Une première rencontre artistique mérite que l'on s'y arrête : et quand le violoncelle de l'un et le piano de l'autre ont déjà donné de beaux fruits, on attend la récolte ; quand il s'agit de Fauré, on l'espère bonne.

Jouer Fauré, c'est trouver la porte pour entrer dans un monde sonore très personnel et laisser derrière soi toute tentative de plier cette musique à son propre style, sous peine de passer à côté de l'essentiel. Autrement dit, avoir assez de personnalité pour éviter la neutralité d'un jeu stérile, tout en trouvant un ton juste et équilibré. Presque un défi. C'est sans doute pourquoi, vu sa difficulté toute française, la discographie fauréenne semble si faible quantitativement ; c'est pourquoi aussi elle est globalement de grande qualité.

Le programme conçu par nos deux interprètes, si on l'écoute en suivant l'ordre, est intelligemment composé : des morceaux brefs, efficaces et populaires, de la période médiane, encadrés par deux opus de très haut niveau, composés dans une période courte (1917-1921), à plus de 70 ans, pendant la dernière période créatrice ; donc une alternance de concentration et de détente. À noter que ces deux chefs-d'œuvre ont été créés à l'époque avec Alfred Cortot au piano.

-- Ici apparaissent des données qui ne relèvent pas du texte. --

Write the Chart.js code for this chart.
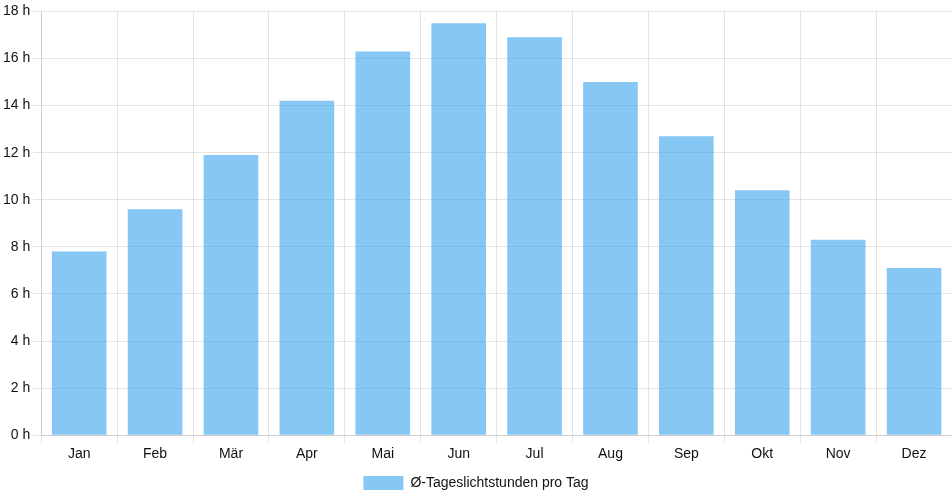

Le violoncelliste et le pianiste se retrouvent pour la première fois en duo dans cet album. Le Matteo Gofriller de 1710 de l'un et le Steinway D-274 de l'autre se rencontrent : l'entente entre les deux compères se concrétise ici avec bonheur. Les échanges instrumentaux restent fluides, souples, sans heurts. La ligne mélodique n'est jamais rompue, l'énergie sert l'horizontalité dans une dynamique mélodique pensée, le poids colore la verticalité délicate des couleurs harmoniques. On se laisse porter durant une heure, l'oreille sollicitée avec respect dans cette intimité et cette atmosphère d'un entre-deux fauréen stylistique qui regarde vers le passé tout en subodorant l'avenir, sans rien imposer. Il n'aurait suffit qu'à la prise de son de mieux mettre en avant le clavier, que l'on a tendance à perdre parfois, pour en faire un indispensable.